Community and Voluntary Sector Minister Peeni Henare says the Government will be looking at further ways to facilitate social enterprise. “It is something that has really come on to the radar over the past decade and we are keen to see it grow more.” But before looking at further funding commitments, he says, it is important to see where any barriers to growth might be – whether in legislation, policy “or the mechanisms that allow businesses and the like to donate or contribute to social enterprise”.
Watch this space, says Hannant. Following overseas trends, social enterprise, he says, will raise standards across the economy. Mainstream business will be expected to create more value by including social enterprises in their supply chains, and everyday investors will be demanding more from their pension funds and savings accounts.
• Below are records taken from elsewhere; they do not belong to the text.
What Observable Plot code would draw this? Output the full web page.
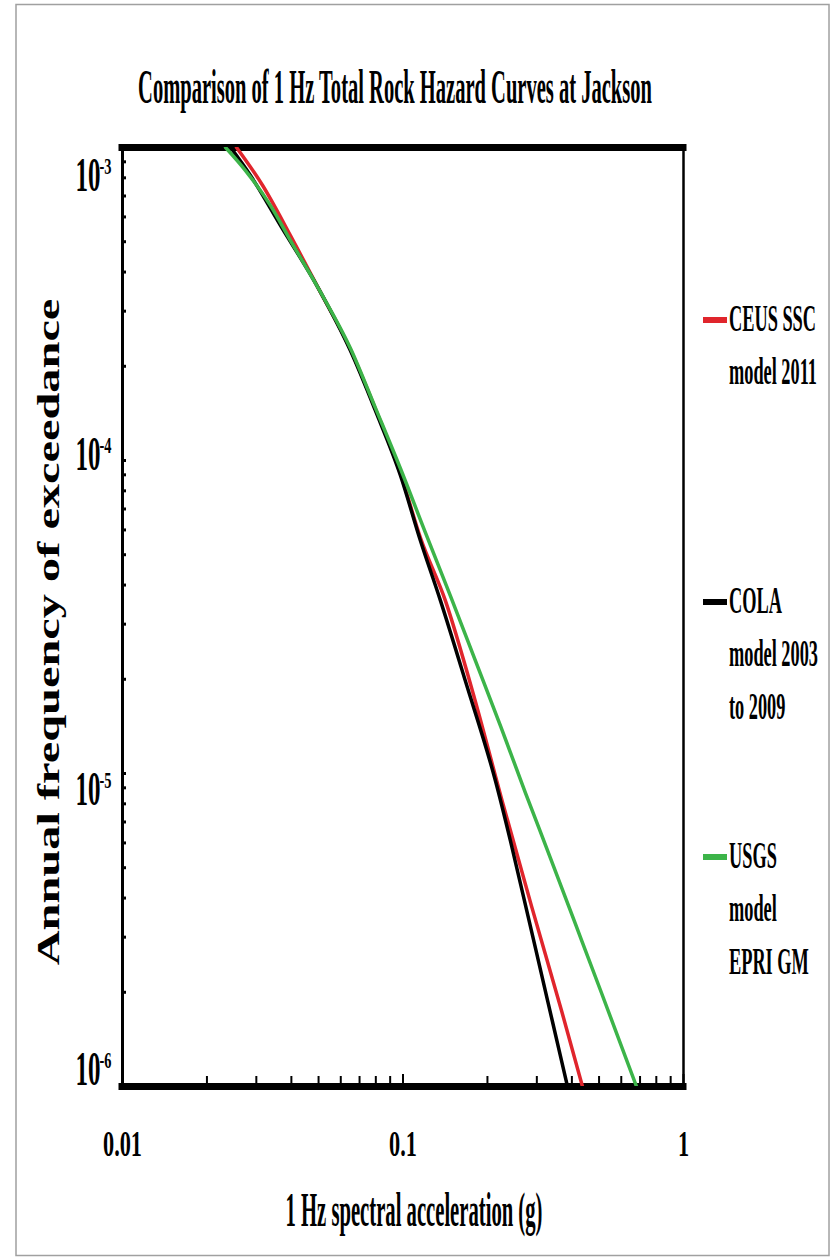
<!DOCTYPE html>
<html><head><meta charset="utf-8">
<script src="https://cdn.jsdelivr.net/npm/d3@7"></script>
<script src="https://cdn.jsdelivr.net/npm/@observablehq/plot@0.6"></script>
<style>body{margin:0;background:#fff}#chart{position:relative;width:831px;height:1259px}</style>
</head><body><div id="chart"></div>
<script>
// ---- data ----
const seriesNames = ["CEUS SSC model 2011", "COLA model 2003 to 2009", "USGS model EPRI GM"];
const ceusAccel = [0.0255, 0.0316, 0.0397, 0.0500, 0.0650, 0.0798, 0.0980, 0.1154, 0.1417, 0.1798, 0.2263, 0.2872, 0.3673, 0.4364];
const ceusFreq  = [1.0e-3, 7.56e-4, 5.23e-4, 3.54e-4, 2.26e-4, 1.46e-4, 9.07e-5, 5.66e-5, 3.56e-5, 1.74e-5, 8.10e-6, 3.77e-6, 1.75e-6, 1.0e-6];
const colaAccel = [0.0243, 0.0286, 0.0366, 0.0500, 0.0650, 0.0798, 0.0980, 0.1154, 0.1361, 0.1670, 0.2137, 0.2417, 0.2712, 0.3042, 0.3412, 0.3859];
const colaFreq  = [1.0e-3, 8.14e-4, 5.63e-4, 3.54e-4, 2.24e-4, 1.44e-4, 8.94e-5, 5.54e-5, 3.56e-5, 1.97e-5, 9.46e-6, 6.08e-6, 3.91e-6, 2.51e-6, 1.61e-6, 1.0e-6];
const usgsAccel = [0.0233, 0.02745, 0.03371, 0.03972, 0.0500, 0.0650, 0.0798, 0.0980, 0.1203, 0.1477, 0.1813, 0.2226, 0.2734, 0.3357, 0.4121, 0.5059, 0.680];
const usgsFreq  = [1.0e-3, 8.44e-4, 6.52e-4, 5.04e-4, 3.54e-4, 2.28e-4, 1.47e-4, 9.41e-5, 5.87e-5, 3.69e-5, 2.29e-5, 1.42e-5, 8.66e-6, 5.36e-6, 3.30e-6, 2.03e-6, 1.0e-6];

const xMajor = [0.01, 0.1, 1];
const xTickLabels = ["0.01", "0.1", "1"];
const yMajor = [1e-3, 1e-4, 1e-5, 1e-6];
const yExpLabels = ["-3", "-4", "-5", "-6"];
const legendLines = [["CEUS SSC", "model 2011"], ["COLA", "model 2003", "to 2009"], ["USGS", "model", "EPRI GM"]];
const titleText = "Comparison of 1 Hz Total Rock Hazard Curves at Jackson";
const xLabelText = "1 Hz spectral acceleration (g)";
const yLabelText = "Annual frequency of exceedance";
const colors = ["#e0252c", "#000000", "#3cb449"];

// ---- derived ----
const xMinor = [];
for (const d of [0.01, 0.1]) for (let k = 2; k < 10; k++) xMinor.push(+(k * d).toFixed(3));
const yMinor = [];
for (const d of [1e-6, 1e-5, 1e-4]) for (let k = 2; k < 10; k++) yMinor.push(k * d);
const toRows = (xs, ys, s) => xs.map((x, i) => ({accel: x, freq: ys[i], series: s}));
const rows = [
  toRows(ceusAccel, ceusFreq, seriesNames[0]),
  toRows(colaAccel, colaFreq, seriesNames[1]),
  toRows(usgsAccel, usgsFreq, seriesNames[2])
];

// style constants (label offsets as in the reference)
const yLabelDy = [28, -6, 16, -17];
const FONT = "'Liberation Serif', 'Times New Roman', serif";

const plot = Plot.plot({
  width: 831, height: 1259,
  marginLeft: 122, marginRight: 148, marginTop: 147, marginBottom: 173,
  style: {fontFamily: FONT, background: "transparent", color: "#000"},
  x: {type: "log", domain: [0.01, 1]},
  y: {type: "log", domain: [1e-6, 1e-3]},
  marks: [
    Plot.ruleX([0.01], {strokeWidth: 3}),
    Plot.ruleX([1], {strokeWidth: 2.5}),
    Plot.axisY({ticks: [...yMajor, ...yMinor], tickSize: -4, strokeWidth: 3, tickFormat: () => "", label: null}),
    Plot.axisX({ticks: xMinor, tickSize: -10, strokeWidth: 2, tickFormat: () => "", label: null}),
    Plot.axisX({ticks: xMajor, tickSize: -12, strokeWidth: 2, tickFormat: () => "", label: null}),
    Plot.axisX({ticks: xMajor, tickSize: 0, tickPadding: 44, tickFormat: d => xTickLabels[xMajor.indexOf(d)], fontSize: 36, fontWeight: "bold", label: null}),
    Plot.ruleY([1e-3], {strokeWidth: 7, strokeLinecap: "square"}),
    Plot.ruleY([1e-6], {strokeWidth: 7, strokeLinecap: "square"}),
    ...yMajor.flatMap((v, i) => [
      Plot.text([v], {y: d => d, frameAnchor: "left", text: () => "10", textAnchor: "end", dx: -22, dy: yLabelDy[i], fontSize: 48, fontWeight: "bold"}),
      Plot.text([v], {y: d => d, frameAnchor: "left", text: () => yExpLabels[i], textAnchor: "start", dx: -23, dy: yLabelDy[i] - 9, fontSize: 24, fontWeight: "bold"})
    ]),
    ...rows.map((r, i) => Plot.line(r, {x: "accel", y: "freq", stroke: colors[i], strokeWidth: 3.5, curve: "monotone-x", clip: true}))
  ]
});

document.getElementById("chart").append(plot);

function squeeze(nodes, s) {
  nodes.forEach(el => {
    let t = el.getAttribute("transform") || "";
    const xa = el.getAttribute("x");
    if (xa !== null && !isNaN(+xa)) { t += ` translate(${+xa},0)`; el.removeAttribute("x"); }
    el.setAttribute("transform", `${t} scale(${s},1)`);
  });
}
const allText = Array.from(plot.querySelectorAll("text"));
squeeze(allText.filter(t => xTickLabels.includes(t.textContent)), 0.62);
const yb = allText.filter(t => t.textContent === "10");
if (yb.length) squeeze(yb, 25 / yb[0].getComputedTextLength());
squeeze(allText.filter(t => yExpLabels.includes(t.textContent)), 0.6);

// ---- overlay: title, axis labels, legend, page border ----
const g = d3.select(plot).append("g").attr("font-family", FONT).attr("fill", "#000");
g.append("rect").attr("x", 16).attr("y", 4.5).attr("width", 813).attr("height", 1251)
  .attr("fill", "none").attr("stroke", "#a0a0a0").attr("stroke-width", 1.5);

function addText(str, {x, y, size, anchor = "start", width = null, scale = 1}) {
  const t = g.append("text").attr("font-size", size).attr("font-weight", "bold")
    .attr("text-anchor", anchor).text(str);
  const len = t.node().getComputedTextLength();
  const s = width ? width / len : scale;
  t.attr("transform", `translate(${x},${y}) scale(${s},1)`);
  return s;
}
addText(titleText, {x: 395, y: 103, size: 48, anchor: "middle", width: 514});
addText(xLabelText, {x: 414, y: 1226, size: 48, anchor: "middle", width: 257});

// rotated y label (glyphs squeezed across the text direction)
const yl = g.append("text").attr("font-size", 48).attr("font-weight", "bold")
  .attr("text-anchor", "middle").text(yLabelText);
const ylLen = yl.node().getComputedTextLength();
yl.attr("transform", `translate(59,632) rotate(-90) scale(${667 / ylLen},0.66)`);

// legend
const legendY = [320, 602, 857];
const LF = 38;
let ls = null;
legendLines.forEach((lines, i) => {
  g.append("line").attr("x1", 703).attr("x2", 727).attr("y1", legendY[i]).attr("y2", legendY[i])
    .attr("stroke", colors[i]).attr("stroke-width", 6);
  lines.forEach((ln, j) => {
    const y = legendY[i] + 0.28 * LF + j * 53;
    if (ls === null) ls = addText(ln, {x: 729, y, size: LF, width: 87});
    else addText(ln, {x: 729, y, size: LF, scale: ls});
  });
});
</script>
</body></html>
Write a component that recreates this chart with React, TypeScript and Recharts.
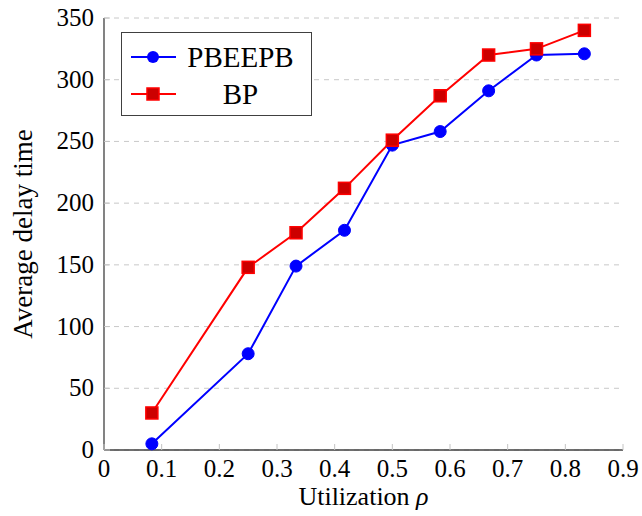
import React from 'react';
import { LineChart, Line, XAxis, YAxis, CartesianGrid, Legend } from 'recharts';

// Utilization values and average delay for each scheme
const utilization = [0.083, 0.25, 0.333, 0.417, 0.5, 0.583, 0.667, 0.75, 0.833];
const pbeepbDelay = [5, 78, 149, 178, 247, 258, 291, 320, 321];
const bpDelay = [30, 148, 176, 212, 251, 287, 320, 325, 340];
const xTicks = [0, 0.1, 0.2, 0.3, 0.4, 0.5, 0.6, 0.7, 0.8, 0.9];
const yTicks = [0, 50, 100, 150, 200, 250, 300, 350];
const seriesNames = ['PBEEPB', 'BP'];

const data = utilization.map((u, i) => ({ id: `pt-${i}`, u, pbeepb: pbeepbDelay[i], bp: bpDelay[i] }));

const FONT = 'Liberation Serif, Times New Roman, DejaVu Serif, serif';
const TICK_COLOR = '#c4c4c4';
const FRAME = '#404040';

const BottomTick = (props: any) => {
  const { x, y, payload } = props;
  return (
    <g>
      <line x1={x} y1={y} x2={x} y2={y - 6} stroke={TICK_COLOR} strokeWidth={1} />
      <text x={x} y={y + 27} textAnchor="middle" style={{ fontFamily: FONT, fontSize: 25 }} fill="#000">
        {payload.value}
      </text>
    </g>
  );
};

const LeftTick = (props: any) => {
  const { x, y, payload } = props;
  return (
    <g>
      <line x1={x} y1={y} x2={x + 6} y2={y} stroke={TICK_COLOR} strokeWidth={1} />
      <text x={x - 10} y={y + 8} textAnchor="end" style={{ fontFamily: FONT, fontSize: 25 }} fill="#000">
        {payload.value}
      </text>
    </g>
  );
};

const TopTick = (props: any) => {
  const { x, y } = props;
  return <line x1={x} y1={y} x2={x} y2={y + 6} stroke={TICK_COLOR} strokeWidth={1} />;
};

const RightTick = (props: any) => {
  const { x, y } = props;
  return <line x1={x} y1={y} x2={x - 6} y2={y} stroke={TICK_COLOR} strokeWidth={1} />;
};

const XLabel = (props: any) => {
  const { viewBox } = props;
  const cx = viewBox.x + viewBox.width / 2;
  return (
    <text x={cx} y={viewBox.y + 55} textAnchor="middle" style={{ fontFamily: FONT, fontSize: 26 }} fill="#000">
      Utilization <tspan fontStyle="italic">ρ</tspan>
    </text>
  );
};

const YLabel = (props: any) => {
  const { viewBox } = props;
  const x = viewBox.x + 32;
  const cy = viewBox.y + viewBox.height / 2;
  return (
    <text
      x={x}
      y={cy}
      transform={`rotate(-90 ${x} ${cy})`}
      textAnchor="middle"
      style={{ fontFamily: FONT, fontSize: 27 }}
      fill="#000"
    >
      Average delay time
    </text>
  );
};

const Circle = (props: any) => {
  const { cx, cy } = props;
  return <circle cx={cx} cy={cy} r={6} fill="#0000ff" stroke="#0000ff" strokeWidth={1} />;
};

const Square = (props: any) => {
  const { cx, cy } = props;
  return <rect x={cx - 6} y={cy - 6} width={12} height={12} fill="#cc0000" stroke="#ff0000" strokeWidth={1.5} />;
};

const LegendBox = () => (
  <div
    style={{
      width: 191,
      height: 84,
      boxSizing: 'border-box',
      border: `1px solid ${FRAME}`,
      background: '#fff',
      padding: '5px 0 0 8px',
      fontFamily: FONT,
      fontSize: 29,
      color: '#000',
    }}
  >
    {seriesNames.map((name, i) => (
      <div key={name} style={{ display: 'flex', alignItems: 'center', height: 37 }}>
        <svg width={48} height={20}>
          <line x1={1} y1={10} x2={46} y2={10} stroke={i === 0 ? '#0000ff' : '#ff0000'} strokeWidth={2} />
          {i === 0 ? (
            <circle cx={23} cy={10} r={6} fill="#0000ff" />
          ) : (
            <rect x={17} y={4} width={12} height={12} fill="#cc0000" stroke="#ff0000" strokeWidth={1.5} />
          )}
        </svg>
        <span style={{ width: 125, textAlign: 'center', lineHeight: '30px' }}>{name}</span>
      </div>
    ))}
  </div>
);

export default function App() {
  return (
    <div style={{ position: 'absolute', left: 0, top: 0, width: 642, height: 516, background: '#fff' }}>
      <LineChart width={642} height={516} data={data} margin={{ top: 18, right: 19, bottom: 0, left: 0 }}>
        <CartesianGrid horizontal vertical={false} stroke="#c8c8c8" strokeDasharray="5 5" />
        <XAxis
          dataKey="u"
          type="number"
          domain={[0, 0.9]}
          ticks={xTicks}
          height={66}
          tickSize={0}
          tickMargin={0}
          tickLine={false}
          axisLine={{ stroke: FRAME, strokeWidth: 1.3 }}
          tick={BottomTick}
          interval={0}
          label={<XLabel />}
        />
        <XAxis
          xAxisId="top"
          dataKey="u"
          type="number"
          orientation="top"
          domain={[0, 0.9]}
          ticks={xTicks}
          height={0}
          tickSize={0}
          tickMargin={0}
          tickLine={false}
          axisLine={{ stroke: FRAME, strokeWidth: 1.3 }}
          tick={TopTick}
          interval={0}
        />
        <YAxis
          type="number"
          domain={[0, 350]}
          ticks={yTicks}
          width={104}
          tickSize={0}
          tickMargin={0}
          tickLine={false}
          axisLine={{ stroke: FRAME, strokeWidth: 1.3 }}
          tick={LeftTick}
          interval={0}
          label={<YLabel />}
        />
        <YAxis
          yAxisId="right"
          type="number"
          orientation="right"
          domain={[0, 350]}
          ticks={yTicks}
          width={0}
          tickSize={0}
          tickMargin={0}
          tickLine={false}
          axisLine={{ stroke: FRAME, strokeWidth: 1.3 }}
          tick={RightTick}
          interval={0}
        />
        <Legend
          layout="vertical"
          align="center"
          verticalAlign="middle"
          content={LegendBox}
          wrapperStyle={{ position: 'absolute', left: 121, top: 32, width: 191, height: 84 }}
        />
        <Line
          type="linear"
          dataKey="pbeepb"
          name="PBEEPB"
          stroke="#0000ff"
          strokeWidth={2}
          dot={Circle}
          activeDot={false}
          isAnimationActive={false}
        />
        <Line
          type="linear"
          dataKey="bp"
          name="BP"
          stroke="#ff0000"
          strokeWidth={2}
          dot={Square}
          activeDot={false}
          isAnimationActive={false}
        />
      </LineChart>
    </div>
  );
}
“It is important we see social enterprise as a tool, but it has to be led by something which has more intention around what is the community and the country we want to create. Then, within that vision, what does business look like? Rather than seeing it as a niche thing, it should resemble what wider society wants.”
In her Christchurch laboratory, Brianne West has no intention of developing Ethique as a niche brand.
“When you enter a new market, you have your early adopters – but then hopefully you branch out because your product is so good they tell their friends. I want this to be business as normal – business should be responsible. It concerns me when people ask why we operate in this way. Because you should do – it really is that simple.”